Vorwort

Bevor wir uns in der folgenden Untersuchung mit der Rockkultur in Saarbrücken beschäftigen werden, wollen wir zunächst einmal zur Begriffsklärung kommen und werden dabei erkennen, daß es um weit mehr geht, als nur um Tanzmusik für Jugendliche.

Was ist überhaupt Rock? Die Berliner Musikwissenschaftler Bernward Halbscheffel und Tibor Kneif definieren Rockmusik als "eine großstädtische, überwiegend vokale Musik, die wie der Jazz aus der Musik der weißen Einwanderer und der schwarzen Sklaven Nordamerikas schöpft. Rock benötigt für die Produktion die technischen und sozialen Gegebenheiten einer Industriegesellschaft wie Studios, Schallplattenfirmen, Rundfunk und Fernsehen. Von herausragender Bedeutung ist für die Rockmusik die Garantie künstlerischer Freiheit. Rockmusik ist von vornherein für jedermann zugänglich."1

Sicherlich sind viele Punkte dieser Definition durchaus diskussionswürdig, worauf es jedoch ankommt ist erstens, daß Rockmusik ein Akkulturationsprodukt ist, also aus der Mischung verschiedener Kulturen entstanden ist, und zweitens, daß sie sich in einer volksmusikalischen2 Tradition befindet.

Um die Bedeutung dieser zwei Punkte zu erkennen werfen wir einen kurzen Blick auf die Musikgeschichte: Im 19. und Anfang des 20. Jahrhunderts erfreuten sich die Vertreter der Bildungsmusik3 auch einer gewissen Popularität.
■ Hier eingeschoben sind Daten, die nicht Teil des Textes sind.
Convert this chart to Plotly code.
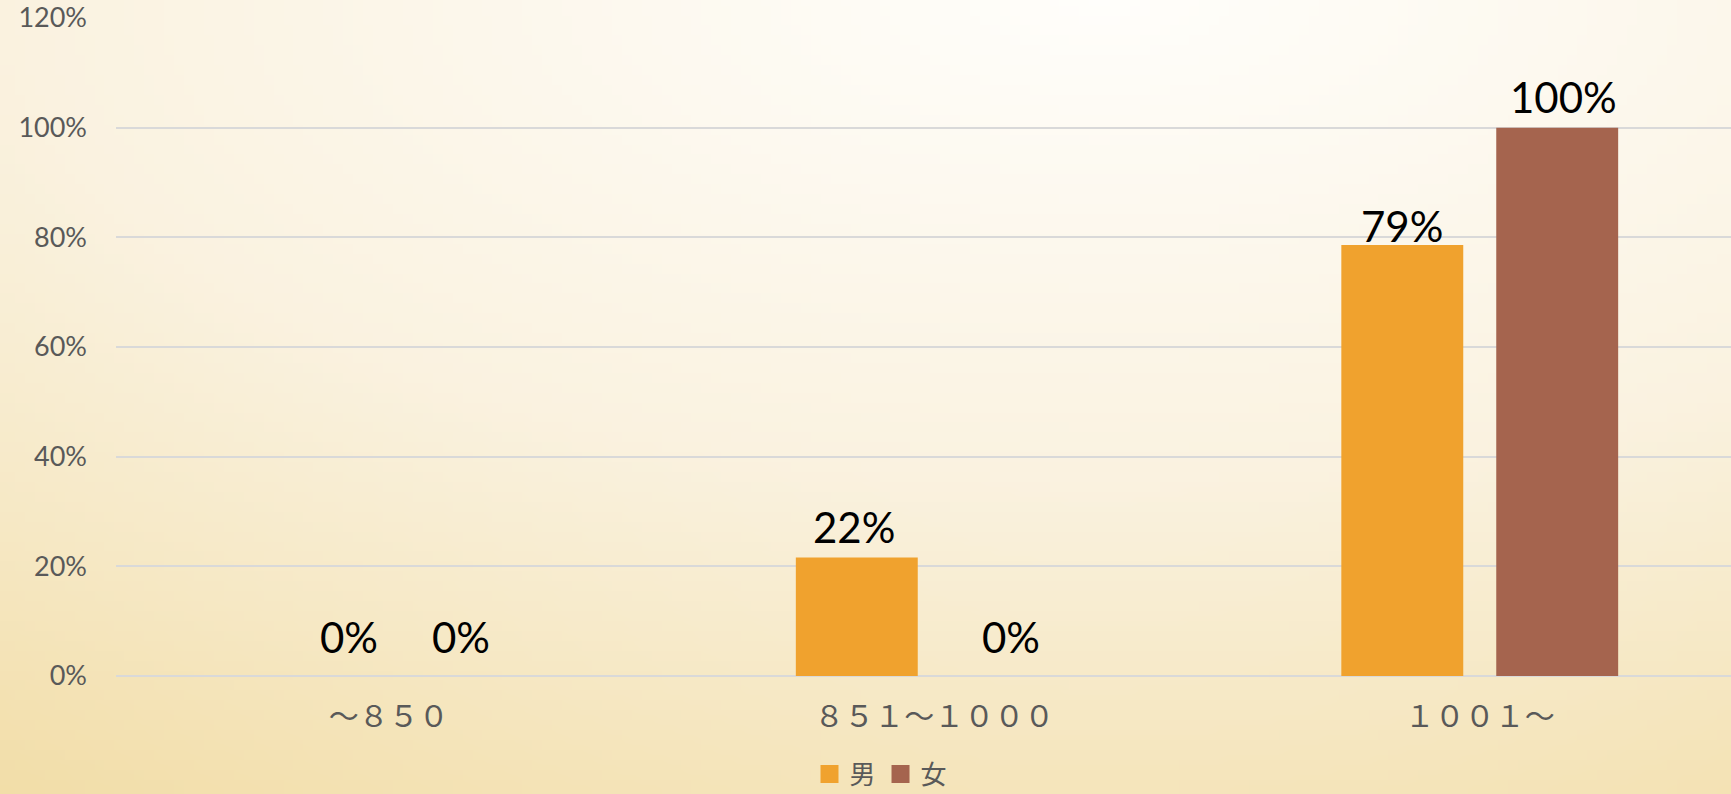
import base64
import math
import struct
import zlib

import plotly.graph_objects as go

categories = ["～８５０", "８５１～１０００", "１００１～"]
male = [0.0, 0.216, 0.786]
female = [0.0, 0.0, 1.0]
male_labels = ["0%", "22%", "79%"]
female_labels = ["0%", "0%", "100%"]
y_ticks = [0, 0.2, 0.4, 0.6, 0.8, 1.0, 1.2]

W, H = 1731, 794
ML, MT, MB = 116, 18, 118
PW, PH = W - ML, H - MT - MB

MALE_COLOR = "#F0A22E"
FEMALE_COLOR = "#A5644E"


def bg_png(w=174, h=80):
    # soft radial gradient like the office chart background
    stops = [(0.0, (255, 254, 251)), (0.6, (250, 242, 224)),
             (0.9, (246, 232, 196)), (1.2, (241, 220, 164))]

    def col(d):
        if d <= stops[0][0]:
            return stops[0][1]
        for (d0, c0), (d1, c1) in zip(stops, stops[1:]):
            if d <= d1:
                t = (d - d0) / (d1 - d0)
                return tuple(int(round(a + (b - a) * t)) for a, b in zip(c0, c1))
        return stops[-1][1]

    raw = b""
    for j in range(h):
        row = bytearray(b"\x00")
        for i in range(w):
            x = (i + 0.5) * W / w
            y = (j + 0.5) * H / h
            d = math.sqrt(((x - 1100) / 1800) ** 2 + (y / 800) ** 2)
            row += bytes(col(d))
        raw += bytes(row)

    def chunk(t, data):
        return (struct.pack(">I", len(data)) + t + data
                + struct.pack(">I", zlib.crc32(t + data) & 0xffffffff))

    png = (b"\x89PNG\r\n\x1a\n"
           + chunk(b"IHDR", struct.pack(">IIBBBBB", w, h, 8, 2, 0, 0, 0))
           + chunk(b"IDAT", zlib.compress(raw))
           + chunk(b"IEND", b""))
    return "data:image/png;base64," + base64.b64encode(png).decode()


fig = go.Figure()
fig.add_trace(go.Bar(x=categories, y=male, name="男", showlegend=False,
                     marker=dict(color=MALE_COLOR, line=dict(width=0))))
fig.add_trace(go.Bar(x=categories, y=female, name="女", showlegend=False,
                     marker=dict(color=FEMALE_COLOR, line=dict(width=0))))
# legend entries with bigger square swatches
for name, color in [("男", MALE_COLOR), ("女", FEMALE_COLOR)]:
    fig.add_trace(go.Scatter(x=[None], y=[None], mode="markers", name=name,
                             marker=dict(symbol="square", size=16, color=color,
                                         line=dict(width=2, color=color))))

# data labels
label_font = dict(family="Lato, sans-serif", size=42, color="#000000")
male_dx = [-40, -80, -78]
male_dy = [39, 31, 19]
female_dx = [72, 77, 84]
female_dy = [39, 39, 31]
annotations = []
for i, cat in enumerate(categories):
    annotations.append(dict(x=cat, y=male[i], text=male_labels[i], showarrow=False,
                            xshift=male_dx[i], yshift=male_dy[i], yanchor="middle",
                            font=label_font))
    annotations.append(dict(x=cat, y=female[i], text=female_labels[i], showarrow=False,
                            xshift=female_dx[i], yshift=female_dy[i], yanchor="middle",
                            font=label_font))

# plot area in Excel runs a little past the right edge of the picture
x_right = -0.5 + 3 * PW / (3 * 545.5)

fig.update_layout(
    width=W, height=H,
    margin=dict(l=ML, r=0, t=MT, b=MB, pad=0, autoexpand=False),
    paper_bgcolor="#F4E6BE",
    plot_bgcolor="rgba(0,0,0,0)",
    barmode="group",
    bargap=0.432,
    bargroupgap=0.213,
    annotations=annotations,
    images=[dict(source=bg_png(), xref="paper", yref="paper",
                 x=-ML / PW, y=1 + MT / PH, sizex=W / PW, sizey=H / PH,
                 xanchor="left", yanchor="top", sizing="stretch", layer="below")],
    xaxis=dict(range=[-0.5, x_right], showgrid=False, zeroline=False,
               showline=False, ticks="", ticklabelstandoff=20,
               tickfont=dict(family="Noto Sans CJK JP", size=30, color="#595959")),
    yaxis=dict(range=[0, 1.2], tickvals=y_ticks, tickformat=".0%",
               showgrid=True, gridcolor="#D9D9D9", gridwidth=1.5,
               zeroline=True, zerolinecolor="#D9D9D9", zerolinewidth=1.5,
               showline=False, ticks="", ticklabelstandoff=28,
               tickfont=dict(family="Lato, sans-serif", size=27, color="#595959")),
    legend=dict(orientation="h", xref="container", yref="container",
                x=881 / W, xanchor="center", y=1 - 774 / H, yanchor="middle",
                font=dict(family="Noto Sans CJK JP", size=26, color="#595959"),
                bgcolor="rgba(0,0,0,0)", itemwidth=30, tracegroupgap=0),
    showlegend=True,
)

fig.write_html("out.html",
               config={"displayModeBar": False, "responsive": False},
               post_script="document.body.style.margin='0px';"
                           "document.body.style.overflow='hidden';")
Die Leute auf der Straße pfiffen Opernmelodien, Liszt und Paganini sorgten bei ihren Solokonzerten für hysterische Reaktionen und Igor Strawinsky konnte nur deswegen für Skandale sorgen, weil alle Augen auf ihn gerichtet waren.

Mit der Zwölftonmusik Arnold Schönbergs nahm es dann seinen Anfang, daß die Musik nur noch für Eingeweihte verständlich war und heute kennen nur noch wenige Spezialisten die aktuellen Vertreter und Tendenzen der sogenannten "ernsten Musik".

Gleichzeitig begann die industrielle Massenproduktion von Gebrauchsmusik auf Schallplatte. Es entstand also eine klaffende Lücke zwischen der esoterischen und elitären Expertenmusik und der billigen Musik als Massenkonsumartikel. Die Rockmusik hatte (und hat) nun genau die Voraussetzungen diese Lücke zu schließen:

Aus der Vermischung zweier Musikkulturen entstanden, ist sie weiterhin offen für neue musikalische Einflüsse und Ideen, nicht nur aus anderen Kulturen, sondern vor allem auch aus anderen Musik- und Kunstrichtungen. Von Anfang an hat die Rockmusik sich technologische Neuerungen nutzbar gemacht und mit der technischen Entwicklung Schritt gehalten (man denke zum Beispiel an den heutigen Einfluß der Computer-Technik). Bei aller Fortschrittlichkeit bleibt die Rockmusik aufgrund ihrer volksmusikalischen Eigenschaften, dennoch für jeden zugänglich: jeder kann sie verstehen, jeder kann sie erlernen. Dabei ist Rock keine Musik, die nur für Jugendliche relevant ist, was allein schon die inzwischen äußerst zahlreichen Rockmusiker jeden Alters unter Beweis stellen. Es ist vielmehr eine Musik für jeden, der sich ein offenes Ohr für neue Klänge bewahrt hat.


1. Bernward Halbscheffel/Tibor Kneif: "Sachlexikon Rockmusik", Reinbeck 1992, Stichwort: "Rock"
2. Volksmusik: Eine Musikart, die, zumeist von Laien gespielt, mündlich überliefert wird und dabei bewußt oder unbewußt bearbeitet und verändert wird.
3. Bildungsmusik: Bezeichnung der neueren Musikwissenschaft für die Musikrichtung, durch deren Kenntnis man seine Zugehörigkeit zu einer höheren Bildungsschicht definieren kann (im Volksmund oft auch als "Klassik" bezeichnet).